No. 13 – Ohio State Buckeyes
- Position: Quarterback
- Class: Freshman

Personal information
- Listed height: 5 ft 11 in (1.80 m)
- Listed weight: 206 lb (93 kg)

Career information
- High school: Mission Viejo (Mission Viejo, California)
- College: Ohio State (2026–present)

= Luke Fahey =

American football player

Luke Fahey is an American college football quarterback for the Ohio State Buckeyes.

==Early life==
Fahey is from Mission Viejo, California. He attended Mission Viejo High School where he competed in football, lacrosse and basketball. He became his team's starting quarterback as a sophomore and helped them to the CIF State Division 1-AA championship while throwing for 2,184 yards and 26 touchdowns. The next year, Fahey threw for 1,638 yards and 17 touchdowns with no interceptions. He was named the Orange County Register Offensive Player of the Year and the Los Angeles Times Back of the Year as a senior after throwing for 3,199 yards and 25 touchdowns, while Mission Viejo won the Alpha League championship.

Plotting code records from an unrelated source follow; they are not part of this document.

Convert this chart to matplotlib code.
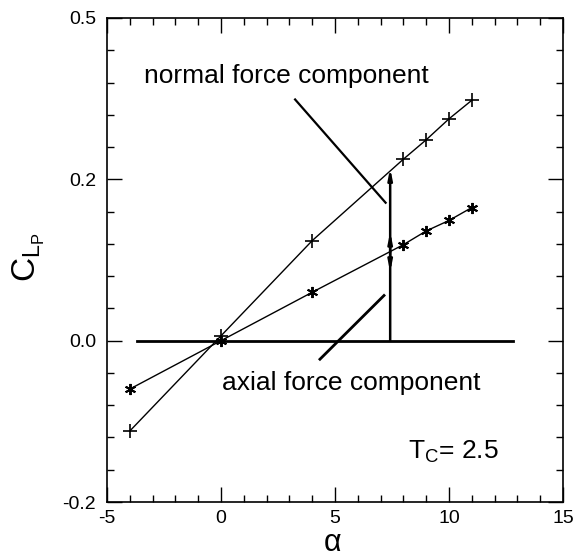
import matplotlib
matplotlib.use("Agg")
import matplotlib.pyplot as plt
from matplotlib.ticker import MultipleLocator, FixedLocator

# ---- data ----
alpha_normal = [-4, 0, 4, 8, 9, 10, 11]
clp_normal = [-0.112, 0.006, 0.124, 0.225, 0.249, 0.275, 0.298]

alpha_axial = [-4, 0, 4, 8, 9, 10, 11]
clp_axial = [-0.060, 0.0, 0.060, 0.119, 0.136, 0.149, 0.165]

zero_line_x = [-3.7, 12.8]
zero_line_y = [0.0, 0.0]

arrow_alpha = 7.42
arrow_top = 0.214
arrow_mid = 0.11

x_ticks = [-5, 0, 5, 10, 15]
x_ticklabels = ["-5", "0", "5", "10", "15"]
y_ticks = [-0.2, 0.0, 0.2, 0.4]
y_ticklabels = ["-0.2", "0.0", "0.2", "0.5"]

plt.rcParams['font.family'] = ['Liberation Sans', 'DejaVu Sans']
plt.rcParams['mathtext.fontset'] = 'custom'
plt.rcParams['mathtext.rm'] = 'Liberation Sans'

fig = plt.figure(figsize=(5.8, 5.6), dpi=100)
ax = fig.add_axes([107/580, 1-502/560, (563-107)/580, (502-18)/560])

ax.plot(alpha_normal, clp_normal, color='black', lw=1.0, marker='+', ms=10, mew=1.2)
ax.plot(alpha_axial, clp_axial, color='black', lw=1.0, marker=(6, 2, 0), ms=8, mew=1.4)
ax.plot(zero_line_x, zero_line_y, color='black', lw=2.0)

# vertical force vector
arrow_style = dict(arrowstyle='-|>,head_width=0.12,head_length=0.6', color='black', lw=1.8,
                   shrinkA=0, shrinkB=0)
ax.annotate('', xy=(arrow_alpha, arrow_top), xytext=(arrow_alpha, 0.0), arrowprops=arrow_style)
ax.annotate('', xy=(arrow_alpha, 0.135), xytext=(arrow_alpha, arrow_mid), arrowprops=arrow_style)
ax.annotate('', xy=(arrow_alpha, 0.085), xytext=(arrow_alpha, arrow_mid), arrowprops=arrow_style)

# annotation pointers
ax.plot([3.25, 7.22], [0.299, 0.171], color='black', lw=1.6)
ax.plot([4.34, 7.15], [-0.023, 0.056], color='black', lw=2.0)

ax.text(-3.38, 0.328, 'normal force component', fontsize=19, ha='left', va='center')
ax.text(0.04, -0.052, 'axial force component', fontsize=19, ha='left', va='center')
ax.text(8.2, -0.138, r'T$_\mathregular{C}$= 2.5', fontsize=19, ha='left', va='center')

ax.set_xlim(-5, 15)
ax.set_ylim(-0.2, 0.4)
ax.xaxis.set_major_locator(FixedLocator(x_ticks))
ax.set_xticklabels(x_ticklabels)
ax.xaxis.set_minor_locator(MultipleLocator(1))
ax.yaxis.set_major_locator(FixedLocator(y_ticks))
ax.set_yticklabels(y_ticklabels)
ax.yaxis.set_minor_locator(MultipleLocator(0.04))

ax.tick_params(which='both', direction='in', top=True, right=True, width=1.0, labelsize=14)
ax.tick_params(which='major', length=11, pad=8)
ax.tick_params(axis='x', which='major', pad=6)
ax.tick_params(which='minor', length=5)
for s in ax.spines.values():
    s.set_linewidth(1.2)

fig.text(332/580, 1-551/560, r'$\mathregular{α}$', fontsize=22, ha='center', va='baseline')
fig.text(0.05, 0.54, r'C$_{\mathregular{L}_\mathregular{P}}$', fontsize=24, rotation=90,
         ha='center', va='center')

fig.savefig('out.png', dpi=100)
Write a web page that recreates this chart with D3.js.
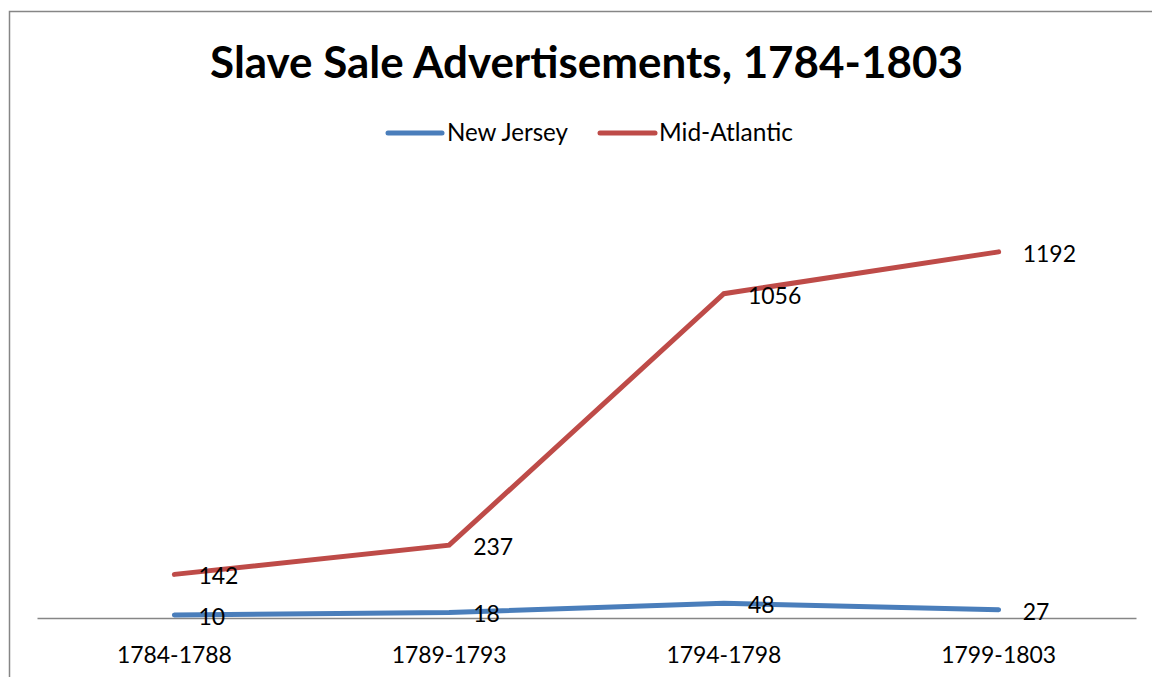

Fahey, in his high school career, threw for 7,021 yards and 68 touchdowns with nine interceptions while also running for 1,567 yards and 19 scores. He was ranked a three-star recruit in the class of 2026. He committed to play college football for the Ohio State Buckeyes.
==College career==
Fahey competed with Tavien St. Clair to be Ohio State's backup quarterback in 2026. In the season-opener, a 56–3 win against the Ball State Cardinals, he came in for Julian Sayin in the second half and completed five of six passes for 62 yards and a touchdown with an interception.